Irish Dominican priest (1927–2025)

Wilfrid John Harrington (1927 — April 16, 2025) was an Irish Dominican priest.

From Eyeries (near Castletownbere), County Cork, Ireland, Harrington was educated at Newbridge College, County Kildare, before entering the Dominican Novitiate in St. Mary's Priory, in Cork. He studied philosophy at St. Mary's Tallaght then the Dominican Studium, and completing a BA degree, before going to Rome. He studied theology at the Angelicum (Pontifical University of Saint Thomas Aquinas) in Rome earning an Licentiate of Sacred Theology (STL) degree and biblical studies in Jerusalem at the École Biblique, earning a LSS degree, Pontifical Biblical Institute.

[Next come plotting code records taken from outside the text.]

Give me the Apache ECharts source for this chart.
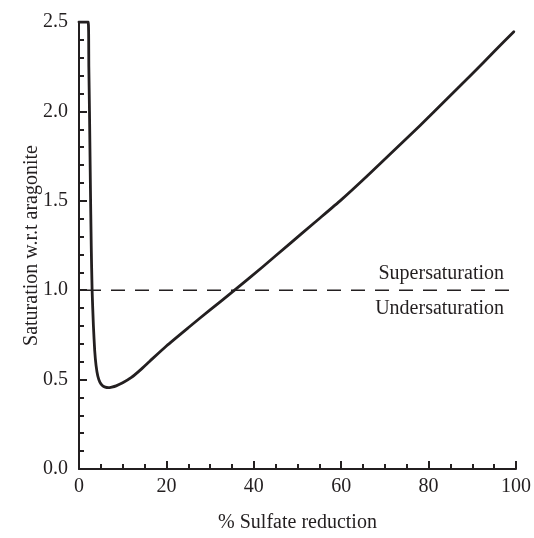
<!DOCTYPE html>
<html>
<head>
<meta charset="utf-8">
<script src="https://cdn.jsdelivr.net/npm/echarts@6/dist/echarts.min.js"></script>
<style>
  html, body { margin: 0; padding: 0; background: #fff; }
  #chart { width: 534px; height: 538px; }
</style>
</head>
<body>
<div id="chart"></div>
<script>
// % sulfate reduction vs saturation w.r.t. aragonite
const sulfateReduction = [0, 2.1, 2.25, 2.4, 2.6, 2.8, 3.0, 3.3, 3.6, 3.9, 4.3, 4.8, 5.4, 6.0, 6.7, 7.5, 8.5, 10, 12, 14, 16.2, 20, 25, 30, 35.6, 42, 48, 54, 60, 66, 72, 78, 84, 90, 95, 99.5]
const saturation       = [2.5, 2.5, 2.25, 2.0, 1.6, 1.25, 1.0, 0.8, 0.66, 0.58, 0.52, 0.485, 0.466, 0.458, 0.455, 0.458, 0.465, 0.482, 0.512, 0.553, 0.603, 0.688, 0.79, 0.89, 1.0, 1.13, 1.255, 1.38, 1.505, 1.64, 1.78, 1.92, 2.065, 2.21, 2.335, 2.445]
const thresholdX = [0, 100]
const thresholdY = 1.0
const thresholdLabels = ['Supersaturation', 'Undersaturation']

const C = { ink: '#231f20', font: 'Liberation Serif' }

const chart = echarts.init(document.getElementById('chart'), null, { renderer: 'canvas' })

const curve = sulfateReduction.map((x, i) => [x, saturation[i]])

chart.setOption({
  animation: false,
  grid: { left: 79, right: 17, top: 22, bottom: 69, containLabel: false },
  xAxis: {
    type: 'value',
    min: 0, max: 100, interval: 20,
    name: '% Sulfate reduction',
    nameLocation: 'middle',
    nameGap: 44,
    nameMoveOverlap: false,
    nameTextStyle: { color: C.ink, fontFamily: C.font, fontSize: 20 },
    axisLine: { show: true, onZero: false, lineStyle: { color: C.ink, width: 2 } },
    axisTick: { show: true, inside: true, length: 8, lineStyle: { color: C.ink, width: 2 } },
    minorTick: { show: true, splitNumber: 4, length: 5, lineStyle: { color: C.ink, width: 2 } },
    axisLabel: { color: C.ink, fontFamily: C.font, fontSize: 20, margin: 8 },
    splitLine: { show: false },
  },
  yAxis: {
    type: 'value',
    min: 0, max: 2.5, interval: 0.5,
    name: 'Saturation w.r.t aragonite',
    nameLocation: 'middle',
    nameGap: 37,
    nameMoveOverlap: false,
    nameTextStyle: { color: C.ink, fontFamily: C.font, fontSize: 20 },
    axisLine: { show: true, lineStyle: { color: C.ink, width: 2 } },
    axisTick: { show: true, inside: true, length: 8, lineStyle: { color: C.ink, width: 2 } },
    minorTick: { show: true, splitNumber: 5, length: 5, lineStyle: { color: C.ink, width: 2 } },
    axisLabel: { color: C.ink, fontFamily: C.font, fontSize: 20, margin: 11, formatter: v => v.toFixed(1) },
    splitLine: { show: false },
  },
  series: [
    {
      type: 'line',
      data: curve,
      showSymbol: false,
      smooth: 0.2,
      lineStyle: { color: C.ink, width: 2.8, join: 'round', cap: 'round' },
      z: 3,
    },
    {
      type: 'line',
      data: thresholdX.map(x => [x, thresholdY]),
      showSymbol: false,
      lineStyle: { color: C.ink, width: 1.5, type: [14, 10], dashOffset: -8 },
      markLine: {
        silent: true,
        symbol: 'none',
        lineStyle: { color: 'rgba(0,0,0,0)', width: 0 },
        data: [
          { yAxis: thresholdY, label: { formatter: thresholdLabels[0], position: 'insideEndTop', distance: [12, 6] } },
          { yAxis: thresholdY, label: { formatter: thresholdLabels[1], position: 'insideEndBottom', distance: [12, 9] } },
        ],
        label: { show: true, color: C.ink, fontFamily: C.font, fontSize: 20 },
      },
    },
  ],
})
</script>
</body>
</html>
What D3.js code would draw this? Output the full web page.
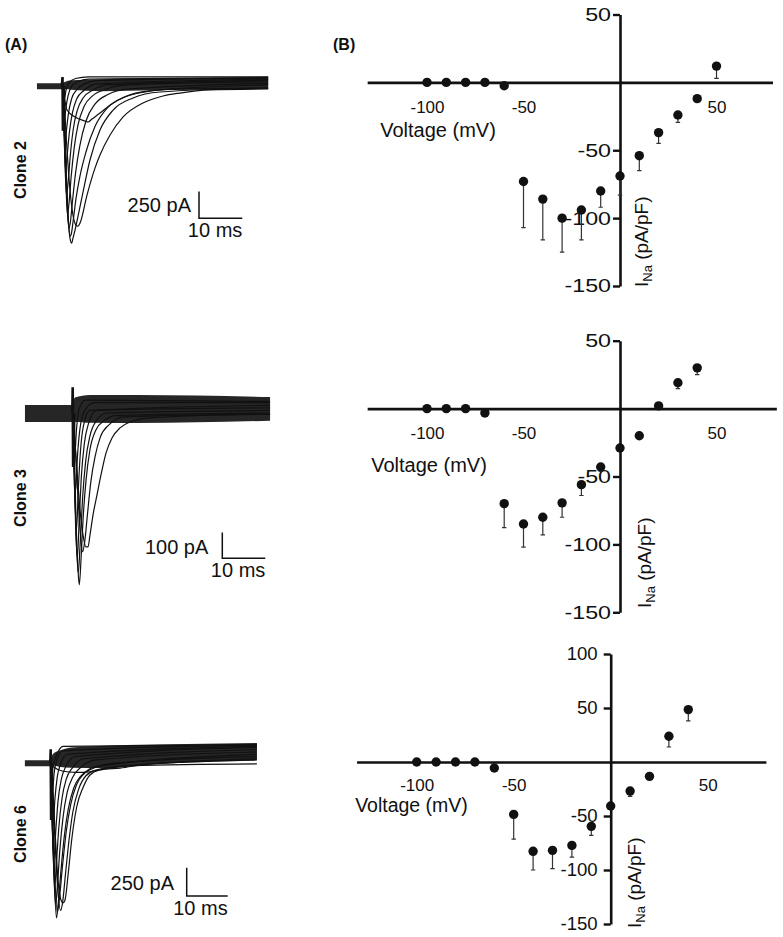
<!DOCTYPE html>
<html><head><meta charset="utf-8">
<script src="https://cdn.jsdelivr.net/npm/d3@7"></script>
<style>
body{margin:0;background:#fff;}
svg{display:block;}
text{font-family:"Liberation Sans",Arial,sans-serif;fill:#111;}
</style></head><body>
<svg id="chart" width="783" height="937"></svg>
<script>
// ---------------- DATA ----------------
// Panel B: I-V relations (voltage in mV, current density in pA/pF, error = SEM drawn downward)
const ivVoltClone2 = [-100,-90,-80,-70,-60,-50,-40,-30,-20,-10,0,10,20,30,40,50];
const ivMeanClone2 = [0,0,0,0,-2.5,-73,-86,-100,-94,-80,-69,-54,-37,-24,-12,12];
const ivErrClone2  = [0,0,0,0,0,34,30,25,22,12,14,11,8,5.5,2,9];

const ivVoltClone3 = [-100,-90,-80,-70,-60,-50,-40,-30,-20,-10,0,10,20,30,40];
const ivMeanClone3 = [0,0,0,-3.2,-70,-85,-80,-69.4,-56,-43,-29,-20,2,19,30];
const ivErrClone3  = [0,0,0,0,17.6,17,13,10.6,8,3,1,1,0,4.3,5];

const ivVoltClone6 = [-100,-90,-80,-70,-60,-50,-40,-30,-20,-10,0,10,20,30,40];
const ivMeanClone6 = [0,0,0,0,-5.6,-48.5,-82.7,-81.8,-77.2,-59.6,-40.7,-26.9,-13.3,23.8,48.5];
const ivErrClone6  = [0,0,0,0,0,23,17.3,17,10.8,8.4,1,5,2,9.9,10.5];

const xTickValues = [-100,-50,50];
const yTicksClone2 = [50,-50,-100,-150];
const yTicksClone3 = [50,-50,-100,-150];
const yTicksClone6 = [100,50,-50,-100,-150];
const yDomainClone2 = [50,-150];
const yDomainClone3 = [50,-150];
const yDomainClone6 = [100,-150];
const xDomainClone2 = [-131,79];
const xDomainClone3 = [-131,81];
const xDomainClone6 = [-131,80];

// Panel A: current traces, points [time ms after step, current pA]
const traceClone2 = [
 [[0,0],[0.35,-84],[1.04,-225],[2.9,-290],[5.2,-328],[5.9,-337],[6.8,-309],[8.66,-253],[11,-178],[14.4,-103],[19.1,-56],[27.1,-28],[47.5,-19]],
 [[0,0],[0.35,-131],[1.04,-600],[1.73,-974],[2.42,-1209],[3.1,-1302],[3.58,-1312],[4.04,-1284],[5.66,-1021],[7.5,-769],[8.66,-646],[10.98,-459],[14,-290],[18.6,-159],[23.2,-94],[27.1,-66],[34,-37],[47.5,-28]],
 [[0,0],[0.35,-225],[0.81,-787],[1.27,-1209],[1.73,-1424],[2.12,-1471],[2.42,-1424],[2.89,-1349],[4.5,-1040],[6.35,-693],[8.66,-412],[11.7,-225],[16.3,-112],[22.5,-56],[47.5,-19]],
 [[0,0],[0.35,-200],[0.81,-750],[1.27,-1200],[1.73,-1405],[2.0,-1390],[2.5,-1250],[3.1,-1060],[4.0,-850],[5.4,-620],[7.5,-380],[10.5,-200],[14.4,-100],[20,-45],[47.5,10]],
 [[0,0],[0.3,-180],[0.7,-700],[1.1,-1150],[1.5,-1330],[1.8,-1280],[2.3,-1080],[3.0,-820],[4.0,-560],[5.4,-330],[7.5,-170],[10.5,-80],[15,-30],[47.5,25]],
 [[0,0],[0.3,-250],[0.7,-800],[1.15,-1210],[1.5,-1100],[2.0,-850],[2.7,-580],[3.6,-360],[5.0,-190],[7.0,-90],[10,-30],[15,10],[47.5,40]],
 [[0,0],[0.3,-300],[0.6,-750],[0.92,-1020],[1.3,-900],[1.8,-650],[2.5,-400],[3.4,-230],[4.8,-110],[7,-40],[10,10],[47.5,55]],
 [[0,0],[0.3,-350],[0.7,-790],[1.1,-640],[1.6,-430],[2.3,-250],[3.3,-120],[5,-40],[8,20],[47.5,65]],
 [[0,0],[0.3,-300],[0.58,-550],[0.9,-420],[1.4,-250],[2.1,-120],[3.2,-40],[5,20],[8,50],[47.5,75]],
 [[0,0],[0.25,-200],[0.46,-320],[0.8,-200],[1.3,-90],[2,-10],[3.5,40],[6,65],[47.5,80]],
 [[0,0],[0.2,-80],[0.4,-130],[0.8,-40],[1.5,30],[3,70],[6,85],[47.5,85]]
];
const bandClone2 = [[-5.9,26,-30],[-0.1,26,-30],[0.5,38,-28],[2,54,-36],[9,64,-50],[15,70,-45],[47.5,74,-26]];
const artifactClone2 = [[-0.15,0],[0,84],[0.1,-420],[0.25,-300],[0.35,0]];

const traceClone3 = [
 [[0,0],[0.3,-66],[1.0,-222],[1.7,-377],[2.4,-475],[3.09,-521],[3.56,-521],[4.02,-475],[4.72,-397],[5.65,-319],[6.58,-241],[7.74,-156],[9.14,-97],[11,-58],[13.3,-35],[18,-19],[45.9,-4]],
 [[0,0],[0.3,-50],[1.0,-260],[1.7,-450],[2.3,-540],[2.8,-500],[3.4,-400],[4.2,-270],[5.2,-170],[6.4,-95],[8.5,-45],[12,-15],[45.9,-5]],
 [[0,0],[0.3,-105],[0.77,-416],[1.23,-611],[1.53,-669],[1.93,-572],[2.4,-416],[3.1,-261],[4.0,-144],[5.4,-66],[7.5,-27],[10,-10],[45.9,0]],
 [[0,0],[0.3,-150],[0.8,-480],[1.3,-620],[1.7,-520],[2.3,-330],[3.0,-190],[4.0,-90],[5.5,-30],[8,0],[45.9,10]],
 [[0,0],[0.3,-200],[0.7,-450],[1.1,-560],[1.5,-420],[2.0,-250],[2.7,-120],[3.7,-40],[5.5,10],[45.9,20]],
 [[0,0],[0.3,-220],[0.9,-450],[1.3,-300],[1.8,-150],[2.5,-50],[4,10],[45.9,30]],
 [[0,0],[0.3,-180],[0.7,-300],[1.1,-170],[1.7,-60],[2.8,10],[5,40],[45.9,40]],
 [[0,0],[0.25,-100],[0.5,-160],[0.9,-60],[1.6,20],[3,50],[45.9,45]]
];
const bandClone3 = [[-11.1,31,-35],[-0.1,31,-35],[0.5,60,-35],[4,70,-38],[15,70,-39],[45.9,62,-30]];
const artifactClone3 = [[-0.1,0],[0,100],[0.1,-210],[0.25,-150],[0.35,0]];

const traceClone6 = [
 [[0,0],[1,-40],[3,-70],[6,-80],[9.5,-75],[13,-50],[20,-20],[50.3,-5]],
 [[0,0],[0.32,-103],[1.05,-589],[1.78,-1030],[2.51,-1207],[3.0,-1233],[3.49,-1207],[4.29,-968],[5.12,-677],[6.34,-386],[7.95,-209],[9.59,-103],[12,-59],[16.9,-42],[24.2,-6],[50.3,29]],
 [[0,0],[0.3,-120],[1.0,-650],[1.7,-1100],[2.4,-1300],[2.9,-1230],[3.6,-980],[4.4,-700],[5.4,-430],[6.8,-230],[8.6,-110],[11,-60],[16,-30],[50.3,40]],
 [[0,0],[0.3,-300],[0.8,-950],[1.41,-1366],[1.8,-1250],[2.5,-950],[3.3,-650],[4.3,-400],[5.6,-220],[7.4,-110],[10,-50],[15,0],[50.3,60]],
 [[0,0],[0.3,-250],[0.9,-900],[1.6,-1320],[2.1,-1200],[2.9,-900],[3.8,-600],[4.9,-360],[6.3,-190],[8.2,-90],[11,-30],[50.3,80]],
 [[0,0],[0.3,-400],[0.8,-1000],[1.2,-1250],[1.6,-1100],[2.2,-780],[3.0,-480],[4.0,-260],[5.4,-120],[7.5,-30],[11,30],[50.3,100]],
 [[0,0],[0.3,-450],[1.0,-1080],[1.4,-880],[2.0,-560],[2.8,-300],[3.8,-140],[5.3,-40],[8,40],[50.3,120]],
 [[0,0],[0.3,-450],[0.8,-850],[1.2,-620],[1.8,-330],[2.6,-140],[3.8,-20],[6,60],[50.3,140]],
 [[0,0],[0.3,-350],[0.6,-550],[1.0,-330],[1.6,-120],[2.5,0],[4,80],[50.3,150]],
 [[0,0],[0.2,-150],[0.45,-250],[0.8,-100],[1.5,30],[3,110],[50.3,160]],
 [[0,0],[0.3,-60],[0.7,0],[1.5,80],[3,150],[50.3,165]]
];
const bandClone6 = [[-6.3,26,-26],[-0.1,26,-26],[0.5,80,-20],[2,110,-30],[5,140,-40],[12,153,-42],[25,165,-10],[50.3,179,29]];
const artifactClone6 = [[-0.1,0],[0,124],[0.1,-500],[0.25,-350],[0.35,0]];

const cloneNames = ["Clone 2","Clone 3","Clone 6"];
const scaleBarPA = [250,100,250];
const scaleBarMS = [10,10,10];

// ---------------- LAYOUT ----------------
const svg = d3.select("#chart");
const ink = "#111";

function drawTraces(c){
  const g = svg.append("g");
  const x = d3.scaleLinear().domain([0, c.barMs]).range([c.x0, c.x0 + c.msPx]);
  const y = d3.scaleLinear().domain([0, -c.barPA]).range([c.y0, c.y0 + c.paPx]);
  const area = d3.area().x(d=>x(d[0])).y0(d=>y(d[2])).y1(d=>y(d[1])).curve(d3.curveMonotoneX);
  g.append("path").attr("d", area(c.band)).attr("fill", "#161616").attr("fill-opacity",0.93);
  const line = d3.line().x(d=>x(d[0])).y(d=>y(d[1])).curve(d3.curveMonotoneX);
  g.selectAll("path.tr").data(c.traces).join("path").attr("class","tr")
    .attr("d", line).attr("fill","none").attr("stroke", ink).attr("stroke-width",1.2);
  g.append("path").attr("d", d3.line().x(d=>x(d[0])).y(d=>y(d[1]))(c.artifact))
    .attr("fill","none").attr("stroke", ink).attr("stroke-width",2.6);
  // scale bar
  const vLen = y(-c.barPA) - y(0), hLen = x(c.barMs) - x(0);
  const cx = c.bar[0], cy = c.bar[1];
  g.append("path").attr("d", `M${cx},${cy - vLen}V${cy}H${cx + hLen}`)
    .attr("fill","none").attr("stroke", ink).attr("stroke-width",1.5);
  g.append("text").attr("x", cx + c.paText[0]).attr("y", cy + c.paText[1])
    .attr("text-anchor","end").attr("font-size",20).text(`${c.barPA} pA`);
  g.append("text").attr("x", cx + hLen).attr("y", cy + 19)
    .attr("text-anchor","end").attr("font-size",20).text(`${c.barMs} ms`);
  g.append("text").attr("transform", `translate(${c.label[0]},${c.label[1]}) rotate(-90)`)
    .attr("text-anchor","middle").attr("font-size",16).attr("font-weight","bold").text(c.name);
}

drawTraces({name:cloneNames[0], traces:traceClone2, band:bandClone2, artifact:artifactClone2,
  barMs:scaleBarMS[0], barPA:scaleBarPA[0], x0:62.5, y0:86, msPx:43.3, paPx:26.7,
  bar:[199,218.3], paText:[-8,-6], label:[26,170]});
drawTraces({name:cloneNames[1], traces:traceClone3, band:bandClone3, artifact:artifactClone3,
  barMs:scaleBarMS[1], barPA:scaleBarPA[1], x0:72.7, y0:413, msPx:43, paPx:25.7,
  bar:[222.3,558.3], paText:[-14,-4.6], label:[26,498]});
drawTraces({name:cloneNames[2], traces:traceClone6, band:bandClone6, artifact:artifactClone6,
  barMs:scaleBarMS[2], barPA:scaleBarPA[2], x0:50.7, y0:763.3, msPx:41, paPx:28.3,
  bar:[186.7,896], paText:[-12.7,-6], label:[26,834]});

svg.append("text").attr("x",5).attr("y",50).attr("font-size",16).attr("font-weight","bold").text("(A)");
svg.append("text").attr("x",333).attr("y",50).attr("font-size",16).attr("font-weight","bold").text("(B)");

function drawIV(c){
  const g = svg.append("g");
  const x = d3.scaleLinear().domain(c.xDomain).range(c.xRange);
  const y = d3.scaleLinear().domain(c.yDomain).range(c.yRange);
  // x axis
  const xa = g.append("g").attr("transform", `translate(0,${y(0)})`)
    .call(d3.axisBottom(x).tickValues(xTickValues).tickSize(0).tickSizeOuter(0).tickPadding(c.xPad).tickFormat(d=>String(d)));
  xa.select(".domain").attr("stroke", ink).attr("stroke-width",2.6);
  xa.selectAll("text").attr("font-size",17).attr("fill", ink).attr("font-family","Liberation Sans, Arial, sans-serif");
  // y axis
  const ya = g.append("g").attr("transform", `translate(${x(0)},0)`)
    .call(d3.axisLeft(y).tickValues(c.yTicks).tickSize(7).tickSizeOuter(0).tickPadding(c.yPad).tickFormat(d=>String(d)));
  ya.select(".domain").attr("stroke", ink).attr("stroke-width",2.6);
  ya.selectAll(".tick line").attr("stroke", ink).attr("stroke-width",2.4);
  ya.selectAll("text").attr("font-size",18.6).attr("fill", ink).attr("font-family","Liberation Sans, Arial, sans-serif")
    .attr("x", -(7 + c.yPad) / c.stretch).attr("transform", `scale(${c.stretch},1)`);
  // error bars (downward)
  const pts = c.volts.map((v,i)=>({v, m:c.mean[i], e:c.err[i]}));
  g.selectAll("path.err").data(pts.filter(d=>d.e>0)).join("path").attr("class","err")
    .attr("d", d=>`M${x(d.v)},${y(d.m)}V${y(d.m - d.e)}M${x(d.v)-2.2},${y(d.m - d.e)}H${x(d.v)+2.2}`)
    .attr("stroke","#333").attr("stroke-width",1.2).attr("fill","none");
  g.selectAll("circle").data(pts).join("circle")
    .attr("cx", d=>x(d.v)).attr("cy", d=>y(d.m)).attr("r",4.7).attr("fill", ink);
  // labels
  g.append("text").attr("x", c.volt[0]).attr("y", c.volt[1]).attr("text-anchor","middle")
    .attr("font-size",c.voltSize).text("Voltage (mV)");
  const yl = g.append("text").attr("transform", `translate(${c.ylab[0]},${c.ylab[1]}) rotate(-90)`)
    .attr("font-size",19);
  yl.append("tspan").text("I");
  yl.append("tspan").attr("font-size",13).attr("dy",4).text("Na");
  yl.append("tspan").attr("dy",-4).text(" (pA/pF)");
}

drawIV({volts:ivVoltClone2, mean:ivMeanClone2, err:ivErrClone2, xDomain:xDomainClone2,
  xRange:[620-131*1.93, 620+79*1.93], yDomain:yDomainClone2, yRange:[14.5,286], yTicks:yTicksClone2,
  yPad:2, stretch:1.25, xPad:18.5, volt:[438,137], voltSize:20, ylab:[648,287]});
drawIV({volts:ivVoltClone3, mean:ivMeanClone3, err:ivErrClone3, xDomain:xDomainClone3,
  xRange:[620-131*1.93, 620+81*1.93], yDomain:yDomainClone3, yRange:[340.7,612.3], yTicks:yTicksClone3,
  yPad:2, stretch:1.25, xPad:18.5, volt:[429,472], voltSize:20, ylab:[651,608]});
drawIV({volts:ivVoltClone6, mean:ivMeanClone6, err:ivErrClone6, xDomain:xDomainClone6,
  xRange:[610.7-131*1.94, 610.7+80*1.94], yDomain:yDomainClone6, yRange:[654,924], yTicks:yTicksClone6,
  yPad:6, stretch:1, xPad:17, volt:[411.5,812], voltSize:19.5, ylab:[641,928]});
</script>
</body></html>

He lectured in scripture at St. Mary's, The Priory Institute, Tallaght, at the Milltown Institute of Theology and Philosophy, and at the Church of Ireland Theological College, all of which are in Dublin. He also taught in summer schools in the United States, and lectured in Scripture at Maynooth College and Trinity College, Dublin.

Sinead O'Connor, who studied Old Testament Scripture at the Milltown Institute, under Harrington, dedicated her 2007 album to him.

==Published works==

- Mark: Realistic Theologian
- Matthew: Sage Theologian
- Luke: Gracious Theologian
- John: Spiritual Theologian
- Revelation
- The Path of Biblical Theology (1973)
- Key to the Bible (1974)
- Jesus Our Brother: The Humanity of the Lord by Wilfrid J. Harrington OP, Paulist Press (2012)
- Our Merciful God, By Wilfrid Harrington O.P., Dominican Publications, Dublin, (2015).